Idabel, OK (April 11, 2019)—The Museum of the Red River’s construction project will reach an important milestone at the end of the month. All public spaces—including the Acrocanthosaurus Gallery—will open for the first time in three years. The Museum will hold an Open House Party on Saturday, April 27, to commemorate the event.
Festivities begin with a ribbon-cutting ceremony and performance by the Dondoko Taiko drummers at 10:00 am. Other musicians, including flutist Tim Nevaquaya and children’s songwriter Monty Harper, are also scheduled to perform. “Mini” art classes and demonstrations will be available throughout the day. One of the highlights is Brian Getz, Indiana’s premier balloon artist. Getz has won numerous awards for his work. All activities are free and open to the public.
At 1:00 pm, Dr. Kenneth Carpenter will talk about the Museum’s most iconic object: Acrocanthosaurus atokensis.
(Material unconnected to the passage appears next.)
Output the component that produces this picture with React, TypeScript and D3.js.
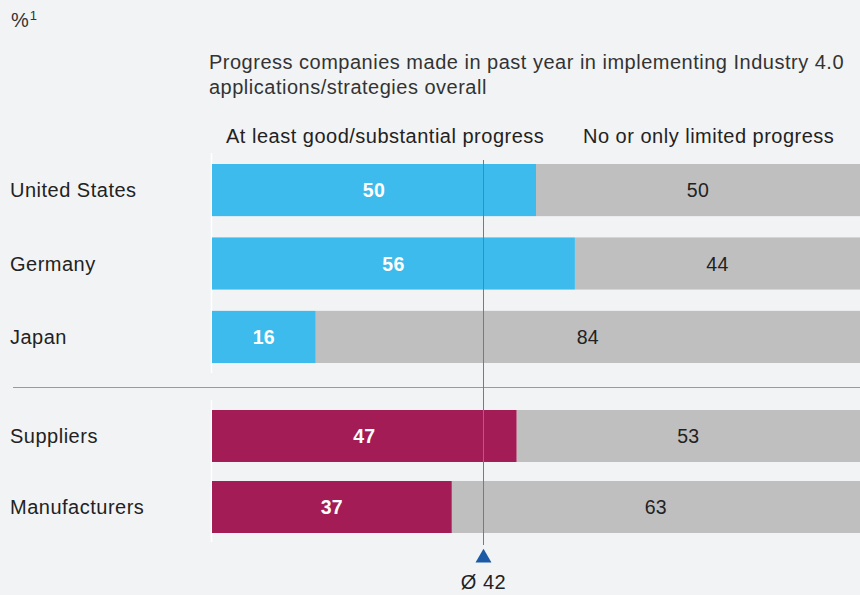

The gargantuan fossil was discovered less than twenty miles away from the Museum. Dr. Carpenter is considered the leading expert on the Cretaceous-era predator. Former state archeologists, Dr. Robert Brooks and Carolynn Neal, will also be in attendance. The two will identify artifacts free-of-charge. (Per Museum policy, a monetary valuation will not be assigned.) A full schedule is available on the Museum’s website.
The Museum began construction in April 2016. The original goal of the project was to increase the size of its storage facility, which was at 98% capacity. However, the project quickly evolved to include the entire Museum. Unfortunately, the project suffered several setbacks. The first rounds of delays were largely due to hurricanes in the Gulf Coast. Henry Moy, the Museum’s Director, stated, “many of our initial construction supplies and materials were either housed or manufactured in the region… The inability to create closed spaces meant that interior construction, finishes, and furnishings could not be completed or installed in those spaces either.”
The elaborate glass pyramid that makes up the front of the building also caused several delays. Vickie Smith, construction manager, stated, “neither we, the contractors, nor the architects fully grasped the complexity of the pyramid…However, everyone is working tirelessly to avoid any further delays.” Construction is expected to continue beyond April 27th. Smith noted that, “apart from a muddy lawn, it shouldn’t affect the overall visitor experience.”
The Museum of the Red River is the largest cultural institution in a 150-mile radius. Its art collection—which contains over 30,000 objects—spans six continents and most of human civilization. Notable additions to the building include a state-of-the-art storage facility and enlarged educational spaces. The project was made possible by the Herron Foundation, the Idabel Museum Society Inc., the Herron Family, and other donors across the United States.